### WHAT NEEDS TO BE DONE
Copy each line of the entries that contains the word "Output".

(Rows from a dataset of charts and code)
start
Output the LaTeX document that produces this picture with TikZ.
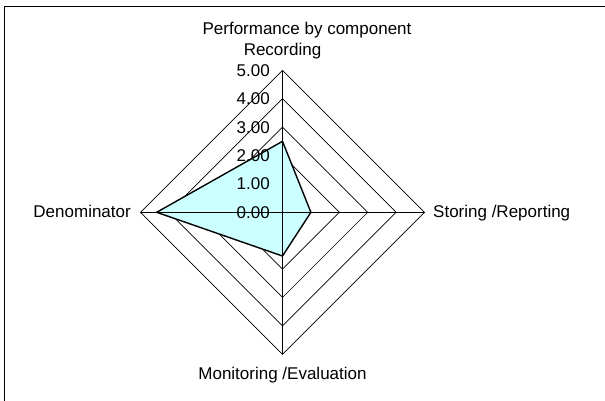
\documentclass[tikz,border=0pt]{standalone}
\usepackage{fontspec}
\setmainfont{Liberation Sans}
\usetikzlibrary{calc}
\definecolor{areafill}{HTML}{CCFFFF}
\begin{document}
\begin{tikzpicture}[x=1pt,y=1pt,
  lbl/.style={inner sep=0pt, font=\fontsize{17}{20}\selectfont},
  gridline/.style={line width=0.7pt, black},
  series/.style={line width=1.4pt, black, line join=miter}]
\useasboundingbox (0,0) rectangle (605,401);
% frame (only left and top edges visible)
\draw[line width=1.3pt] (4.5,0) -- (4.5,394.5) -- (605,394.5);
\def\u{28.4}
\coordinate (C) at (282.5,188.7);
% grid diamonds
\foreach \k in {1,...,5}{
  \draw[gridline] ($(C)+(0,\k*\u)$) -- ($(C)+(\k*\u,0)$) -- ($(C)+(0,-\k*\u)$) -- ($(C)+(-\k*\u,0)$) -- cycle;
}
% data polygon
\coordinate (dT) at ($(C)+(0,2.5*\u)$);
\coordinate (dR) at ($(C)+(1.0*\u,0)$);
\coordinate (dB) at ($(C)+(0,-1.54*\u)$);
\coordinate (dL) at ($(C)+(-4.43*\u,0)$);
\fill[areafill] (dT) -- (dR) -- (dB) -- (dL) -- cycle;
% axes
\coordinate (aT) at ($(C)+(0,5*\u)$);
\coordinate (aR) at ($(C)+(5*\u,0)$);
\coordinate (aB) at ($(C)+(0,-5*\u)$);
\coordinate (aL) at ($(C)+(-5*\u,0)$);
\draw[gridline] (C) -- (aT);
\draw[gridline] (C) -- (aR);
\draw[gridline] (C) -- (aB);
\draw[gridline] (C) -- (aL);
% series outline
\draw[series] (dT) -- (dR) -- (dB) -- (dL) -- cycle;
% tick labels
\foreach \v/\t in {0/0.00,1/1.00,2/2.00,3/3.00,4/4.00,5/5.00}{
  \node[lbl, anchor=base east] (tick\v) at (270,{188.7+28.4*\v-6}) {\t};
}
% titles and category labels
\node[lbl, anchor=base] (title) at (307,366) {Performance by component};
\node[lbl, anchor=base] (recording) at (282.5,345) {Recording};
\node[lbl, anchor=base west] (storing) at (433,183) {Storing /Reporting};
\node[lbl, anchor=base] (monitoring) at (282.5,21.7) {Monitoring /Evaluation};
\node[lbl, anchor=base east] (denominator) at (131,183) {Denominator};
\end{tikzpicture}
\end{document}
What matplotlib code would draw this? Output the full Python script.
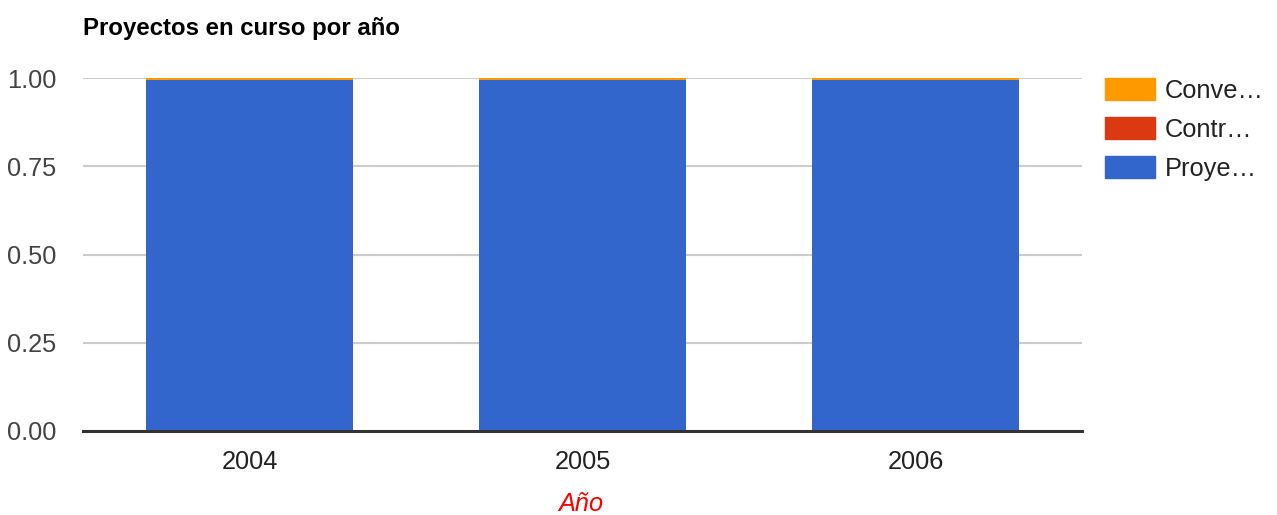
end
### THE RESPONSE
Output the LaTeX document that produces this picture with TikZ.
What matplotlib code would draw this? Output the full Python script.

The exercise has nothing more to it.